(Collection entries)
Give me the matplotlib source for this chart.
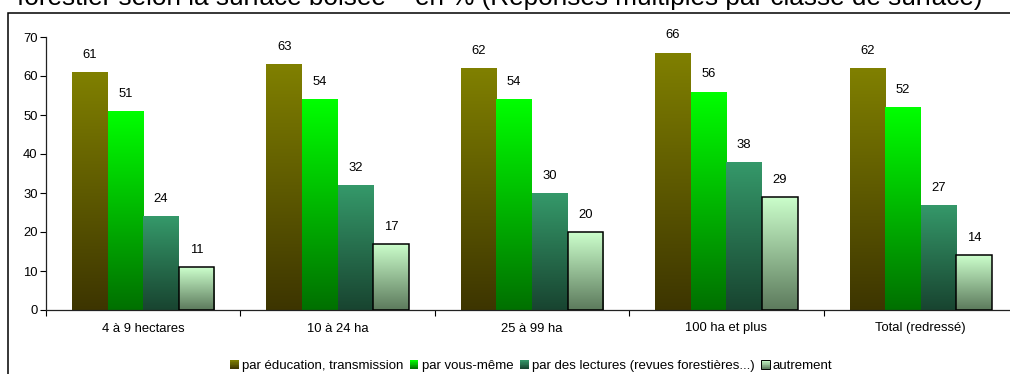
import numpy as np
import matplotlib
matplotlib.use("Agg")
import matplotlib.pyplot as plt
from matplotlib.colors import to_rgb
from matplotlib.patches import Rectangle
from matplotlib.legend_handler import HandlerBase

plt.rcParams['font.family'] = ['Liberation Sans', 'DejaVu Sans']

# Data: share of forest owners (%) by how they learned forest management
categories = ["4 à 9 hectares", "10 à 24 ha", "25 à 99 ha", "100 ha et plus", "Total (redressé)"]
education = [61, 63, 62, 66, 62]
vous_meme = [51, 54, 54, 56, 52]
lectures = [24, 32, 30, 38, 27]
autrement = [11, 17, 20, 29, 14]
series_labels = ["par éducation, transmission", "par vous-même",
                 "par des lectures (revues forestières...)", "autrement"]
title_line = "forestier selon la surface boisée – en % (Réponses multiples par classe de surface)"

# gradient fills (bottom colour, top colour, edge colour)
styles = [
    ("#3d3500", "#808000", None),
    ("#007000", "#00ff00", None),
    ("#184430", "#35996a", None),
    ("#5c7a5c", "#ccffcc", "#000000"),
]

W, H = 1010, 374
fig = plt.figure(figsize=(W / 100, H / 100), dpi=100)
ax = fig.add_axes([46 / W, 64 / H, 972 / W, 273 / H])


def gradient_bar(ax, x, width, height, c_bottom, c_top, edge):
    rect = ax.bar(x, height, width, color='none',
                  edgecolor=edge if edge else 'none',
                  linewidth=1.1 if edge else 0, zorder=3)[0]
    t = np.linspace(0, 1, 256)[:, None, None]
    c0 = np.array(to_rgb(c_bottom))
    c1 = np.array(to_rgb(c_top))
    img = c0 + (c1 - c0) * t
    im = ax.imshow(img, extent=[x - width / 2, x + width / 2, 0, height],
                   origin='lower', aspect='auto', zorder=2,
                   interpolation='bilinear')
    im.set_clip_path(rect)
    return rect


all_series = [education, vous_meme, lectures, autrement]
bw = 0.183
x = np.arange(len(categories))
for i, (vals, (cb, ct, ec)) in enumerate(zip(all_series, styles)):
    offs = (i - 1.5) * bw
    for xi, v in zip(x, vals):
        gradient_bar(ax, xi + offs, bw, v, cb, ct, ec)
        ax.annotate(f"{v}", (xi + offs, v), xytext=(0, 8),
                    textcoords='offset points', ha='center', va='bottom',
                    fontsize=9.4, color='black')

ax.set_xlim(-0.5, len(categories) - 0.5)
ax.set_ylim(0, 70)
ax.set_yticks(range(0, 71, 10))
ax.set_xticks(x)
ax.set_xticklabels(categories)
ax.set_xticks(np.arange(-0.5, len(categories)), minor=True)
ax.tick_params(axis='x', which='major', length=0, pad=9, labelsize=9.4)
ax.tick_params(axis='x', which='minor', length=4, width=0.8, direction='out')
ax.tick_params(axis='y', length=4, width=0.8, direction='out', pad=2, labelsize=9.4)
for s in ('top', 'right'):
    ax.spines[s].set_visible(False)
for s in ('left', 'bottom'):
    ax.spines[s].set_linewidth(0.9)
    ax.spines[s].set_color('#222222')
ax.set_facecolor('none')


class Swatch:
    def __init__(self, c_bottom, c_top, edge):
        self.c_bottom, self.c_top, self.edge = c_bottom, c_top, edge


class SwatchHandler(HandlerBase):
    def create_artists(self, legend, orig, xdescent, ydescent, width, height,
                       fontsize, trans):
        side = 6.2
        x0 = -xdescent + (width - side) / 2
        y0 = -ydescent + (height - side) / 2
        n = 12
        c0 = np.array(to_rgb(orig.c_bottom))
        c1 = np.array(to_rgb(orig.c_top))
        arts = []
        for k in range(n):
            c = c0 + (c1 - c0) * (k + 0.5) / n
            arts.append(Rectangle((x0, y0 + side * k / n), side, side / n + 0.05,
                                  facecolor=c, edgecolor='none', transform=trans))
        arts.append(Rectangle((x0, y0), side, side, facecolor='none',
                              edgecolor=orig.edge if orig.edge else 'none',
                              linewidth=0.7, transform=trans))
        return arts


handles = [Swatch(*s) for s in styles]
fig.legend(handles, series_labels, handler_map={Swatch: SwatchHandler()},
           loc='center', bbox_to_anchor=(531 / W, 1 - 366 / H), ncol=4,
           frameon=False, fontsize=9.5, handlelength=0.75, handleheight=0.75,
           handletextpad=0.2, columnspacing=0.45, borderpad=0)

# outer frame of the chart area
fig.add_artist(Rectangle((8 / W, -0.5), 1.2, 0.5 + 1 - 13 / H, transform=fig.transFigure,
                         fill=False, edgecolor='#000000', linewidth=1.1))

fig.text(17 / W, 1 - 4.8 / H, title_line, ha='left', va='baseline',
         fontsize=18.8, color='black')

fig.savefig("out.png", dpi=100)
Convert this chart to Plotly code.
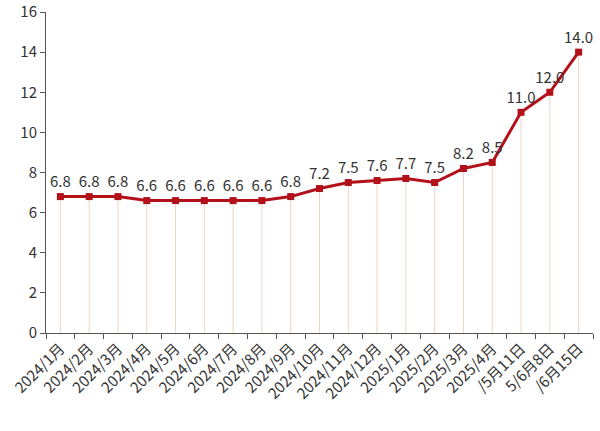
import plotly.graph_objects as go

# categories (as displayed; last three labels are cut in the source image)
dates = [
    "2024/1月", "2024/2月", "2024/3月", "2024/4月", "2024/5月", "2024/6月",
    "2024/7月", "2024/8月", "2024/9月", "2024/10月", "2024/11月", "2024/12月",
    "2025/1月", "2025/2月", "2025/3月", "2025/4月",
    "/5月11日", "5/6月8日", "/6月15日",
]
values = [6.8, 6.8, 6.8, 6.6, 6.6, 6.6, 6.6, 6.6, 6.8, 7.2, 7.5, 7.6, 7.7,
          7.5, 8.2, 8.5, 11.0, 12.0, 14.0]
y_ticks = [0, 2, 4, 6, 8, 10, 12, 14, 16]

fig = go.Figure()

fig.add_trace(go.Scatter(
    x=dates,
    y=values,
    mode="lines+markers+text",
    text=[f"{v:.1f}" for v in values],
    textposition="top center",
    textfont=dict(size=15, color="#333333"),
    line=dict(color="#b3111a", width=3),
    marker=dict(symbol="square", size=7, color="#b3111a"),
    # thin drop lines down to the axis
    error_y=dict(type="data", symmetric=False, array=[0] * len(values),
                 arrayminus=values, color="rgba(215,180,150,0.55)",
                 thickness=1, width=0),
    cliponaxis=False,
    showlegend=False,
))

fig.update_layout(
    width=600,
    height=431,
    margin=dict(l=46, r=7, t=12, b=98),
    paper_bgcolor="white",
    plot_bgcolor="white",
    font=dict(family="Noto Sans CJK SC, Noto Sans, sans-serif", color="#333333"),
    xaxis=dict(
        type="category",
        range=[-0.5, len(dates) - 0.5],
        tickangle=-45,
        tickfont=dict(size=15, color="#333333"),
        showline=True, linecolor="#555555", linewidth=1,
        ticks="outside", ticklen=5, tickcolor="#555555",
        tickson="boundaries",
        showgrid=False,
        automargin=False,
    ),
    yaxis=dict(
        range=[0, 16],
        tickvals=y_ticks,
        tickfont=dict(size=15, color="#333333"),
        showline=True, linecolor="#555555", linewidth=1,
        ticks="outside", ticklen=5, tickcolor="#555555",
        showgrid=False, zeroline=False,
        automargin=False,
    ),
)

# drop the default 8px page margin so the figure sits at the window origin
fig.write_html("out.html", config={"displayModeBar": False},
               post_script="document.body.style.margin='0';")
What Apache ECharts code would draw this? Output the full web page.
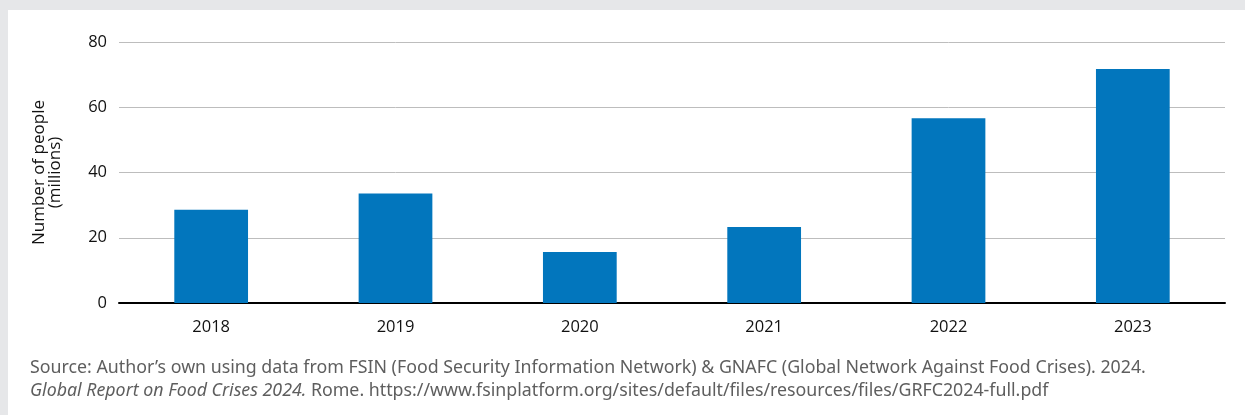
<!DOCTYPE html>
<html>
<head>
<meta charset="utf-8">
<script src="https://cdn.jsdelivr.net/npm/echarts@6/dist/echarts.min.js"></script>
<style>
html,body{margin:0;padding:0;background:#fff;}
#c{width:1245px;height:415px;}
</style>
</head>
<body>
<div id="c"></div>
<script>
const categories = ['2018', '2019', '2020', '2021', '2022', '2023'];
const values = [28.6, 33.6, 15.6, 23.3, 56.6, 71.7];
const yTicks = [0, 20, 40, 60, 80];
const yAxisTitle = 'Number of people\n(millions)';
const sourceLine1 = 'Source: Author\u2019s own using data from FSIN (Food Security Information Network) & GNAFC (Global Network Against Food Crises). 2024.';
const sourceLine2Italic = 'Global Report on Food Crises 2024.';
const sourceLine2Rest = ' Rome. https://www.fsinplatform.org/sites/default/files/resources/files/GRFC2024-full.pdf';

const chart = echarts.init(document.getElementById('c'), null, {renderer: 'canvas'});
const font = '"Open Sans", "Noto Sans", sans-serif';
const srcFont = '"Noto Sans", sans-serif';
chart.setOption({
  backgroundColor: '#ffffff',
  animation: false,
  grid: {left: 119, right: 20, top: 42, bottom: 112, containLabel: false},
  xAxis: {
    type: 'category',
    data: categories,
    axisLine: {show: true, lineStyle: {color: '#000', width: 2}},
    axisTick: {show: false},
    axisLabel: {color: '#111', fontSize: 16.5, fontFamily: font, margin: 16}
  },
  yAxis: {
    type: 'value',
    min: yTicks[0],
    max: yTicks[yTicks.length - 1],
    interval: yTicks[1] - yTicks[0],
    name: yAxisTitle,
    nameLocation: 'middle',
    nameRotate: 90,
    nameGap: 56,
    nameTextStyle: {color: '#111', fontSize: 17, fontFamily: font, lineHeight: 16},
    axisLine: {show: false},
    axisTick: {show: false},
    axisLabel: {color: '#111', fontSize: 16.5, fontFamily: font, margin: 12},
    splitLine: {lineStyle: {color: '#bdbdbd', width: 1}}
  },
  series: [{
    type: 'bar',
    data: values,
    barWidth: '40%',
    itemStyle: {color: '#0276bd'}
  }],
  graphic: [
    {type: 'rect', z: 100, shape: {x: 0, y: 0, width: 1245, height: 10}, style: {fill: '#e6e7e9'}},
    {type: 'rect', z: 100, shape: {x: 0, y: 0, width: 8, height: 415}, style: {fill: '#e6e7e9'}},
    {type: 'text', z: 100, left: 30, top: 359, style: {text: sourceLine1, fill: '#5e5e5e', fontSize: 17.8, fontFamily: srcFont}},
    {type: 'text', z: 100, left: 30, top: 382, style: {
      text: '{i|' + sourceLine2Italic + '}' + sourceLine2Rest,
      fill: '#5e5e5e', fontSize: 17.8, fontFamily: srcFont,
      rich: {i: {fontStyle: 'italic', fill: '#5e5e5e', fontSize: 17.8, fontFamily: srcFont}}
    }}
  ]
});
</script>
</body>
</html>
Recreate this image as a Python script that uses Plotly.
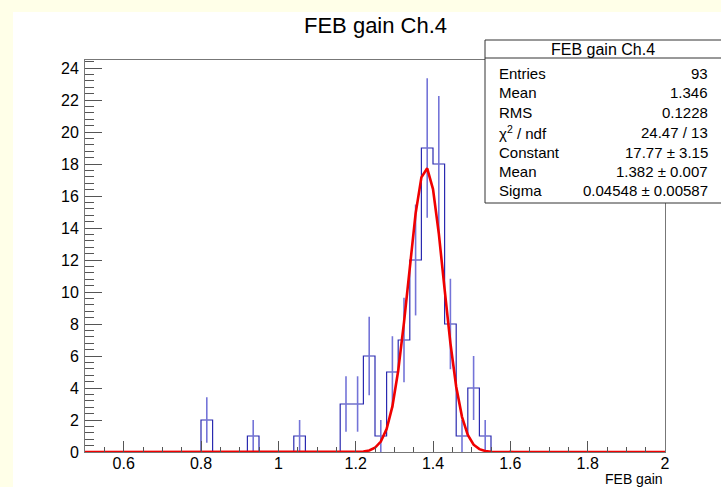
import numpy as np
import plotly.graph_objects as go

# ---------------- data ----------------
title_text = "FEB gain Ch.4"
x_axis_title = "FEB gain"
x_lo, x_hi, n_bins = 0.5, 2.0, 50
filled_bin_low_edges = [0.80, 0.92, 1.04, 1.16, 1.19, 1.22, 1.25, 1.28, 1.31,
                        1.34, 1.37, 1.40, 1.43, 1.46, 1.49, 1.52]
filled_counts = [2, 1, 1, 3, 3, 6, 1, 5, 7, 12, 19, 18, 8, 1, 4, 1]

# Gaussian fit parameters (from stat box)
fit_constant = 17.77
fit_mean = 1.382
fit_sigma = 0.04548

stat_labels = ["Entries", "Mean", "RMS", "\u03c7<sup>2</sup> / ndf", "Constant", "Mean", "Sigma"]
stat_values = ["93", "1.346", "0.1228", "24.47 / 13", "17.77 \u00b1 3.15",
               "1.382 \u00b1 0.007", "0.04548 \u00b1 0.00587"]

y_max = 24.5

# ---------------- layout geometry ----------------
W, H = 721, 487
L, R, T, B = 85, 665, 60, 452
pw, ph = R - L, B - T


def px(x):
    return (x - L) / pw


def py(y):
    return 1 - (y - T) / ph


bw = (x_hi - x_lo) / n_bins
edges = np.array([x_lo + i * bw for i in range(n_bins + 1)])
counts = np.zeros(n_bins)
for e, c in zip(filled_bin_low_edges, filled_counts):
    counts[int(round((e - x_lo) / bw))] = c
centers = edges[:-1] + bw / 2

fig = go.Figure()

# histogram outline
fig.add_trace(go.Scatter(
    x=list(edges), y=list(counts) + [counts[-1]],
    mode="lines", line=dict(shape="hv", color="#2a2ab0", width=1.2),
    hoverinfo="skip", showlegend=False))

# error bars
mask = counts > 0
fig.add_trace(go.Scatter(
    x=centers[mask], y=counts[mask], mode="markers",
    marker=dict(size=1, color="rgba(0,0,0,0)"),
    error_y=dict(type="data", array=np.sqrt(counts[mask]), width=0,
                 color="#7474d8", thickness=1.6),
    hoverinfo="skip", showlegend=False))

# fit curve
xf = np.linspace(x_lo, x_hi, 101)
yf = fit_constant * np.exp(-0.5 * ((xf - fit_mean) / fit_sigma) ** 2)
fig.add_trace(go.Scatter(
    x=xf, y=yf, mode="lines", line=dict(color="#f00000", width=2.6),
    hoverinfo="skip", showlegend=False))

font_family = "Liberation Sans, Arial, sans-serif"

fig.update_layout(
    width=W, height=H,
    margin=dict(l=L, r=W - R, t=T, b=H - B),
    paper_bgcolor="#ffffe8",
    plot_bgcolor="white",
    font=dict(family=font_family, color="black", size=16),
    xaxis=dict(range=[x_lo, x_hi], showgrid=False, zeroline=False,
               showline=True, linecolor="#777", linewidth=1, mirror=True,
               ticks="inside", ticklen=11, tickcolor="#555", tickwidth=1,
               tick0=0, dtick=0.2,
               minor=dict(ticks="inside", dtick=0.05, ticklen=5.5,
                          tickcolor="#555", tickwidth=1),
               tickfont=dict(size=16), ticklabelstandoff=-3),
    yaxis=dict(range=[0, y_max], showgrid=False, zeroline=False,
               showline=True, linecolor="#777", linewidth=1, mirror=True,
               ticks="inside", ticklen=17, tickcolor="#555", tickwidth=1,
               tick0=0, dtick=2,
               minor=dict(ticks="inside", dtick=0.4, ticklen=8.5,
                          tickcolor="#555", tickwidth=1),
               tickfont=dict(size=16), ticklabelstandoff=2),
)

shapes = []
# white canvas area
shapes.append(dict(type="rect", xref="paper", yref="paper", layer="below",
                   x0=px(13), x1=px(W + 5), y0=py(12), y1=py(H + 5),
                   fillcolor="white", line=dict(width=0)))
# stat box
bx0, bx1, by0, by1 = 485, 722, 40, 203
shapes.append(dict(type="rect", xref="paper", yref="paper", layer="above",
                   x0=px(bx0), x1=px(bx1), y0=py(by1), y1=py(by0),
                   fillcolor="white", line=dict(color="#333", width=1)))
shapes.append(dict(type="line", xref="paper", yref="paper", layer="above",
                   x0=px(bx0), x1=px(bx1), y0=py(58), y1=py(58),
                   line=dict(color="#333", width=1)))
fig.update_layout(shapes=shapes)

annotations = []
annotations.append(dict(text=title_text, xref="paper", yref="paper",
                        x=px(375), y=py(25), xanchor="center", yanchor="middle",
                        showarrow=False, font=dict(size=22)))
annotations.append(dict(text=x_axis_title, xref="paper", yref="paper",
                        x=px(664), y=py(478.5), xanchor="right", yanchor="middle",
                        showarrow=False, font=dict(size=14), borderpad=0))
annotations.append(dict(text=title_text, xref="paper", yref="paper",
                        x=px(603), y=py(49.5), xanchor="center", yanchor="middle",
                        showarrow=False, font=dict(size=16)))
row_y = [73, 92.5, 112, 132, 152, 171.5, 191]
for lab, val, yy in zip(stat_labels, stat_values, row_y):
    annotations.append(dict(text=lab, xref="paper", yref="paper",
                            x=px(497), y=py(yy), xanchor="left", yanchor="middle",
                            showarrow=False, font=dict(size=15)))
    annotations.append(dict(text=val, xref="paper", yref="paper",
                            x=px(710), y=py(yy), xanchor="right", yanchor="middle",
                            showarrow=False, font=dict(size=15)))
fig.update_layout(annotations=annotations)

fig.write_html("out.html")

| What you are asked to do |
Reproduce, word for word, every line from the start of the records down to and including the line with "plt.rcParams['font.family'] = ['Liberation"; skip the pictures.

| Result of the task |
Give me the matplotlib source for this chart.
import numpy as np
import matplotlib
matplotlib.use("Agg")
import matplotlib.pyplot as plt
from matplotlib.colors import to_rgb
from matplotlib.patches import Rectangle
from matplotlib.legend_handler import HandlerBase

plt.rcParams['font.family'] = ['Liberation Sans', 'DejaVu Sans']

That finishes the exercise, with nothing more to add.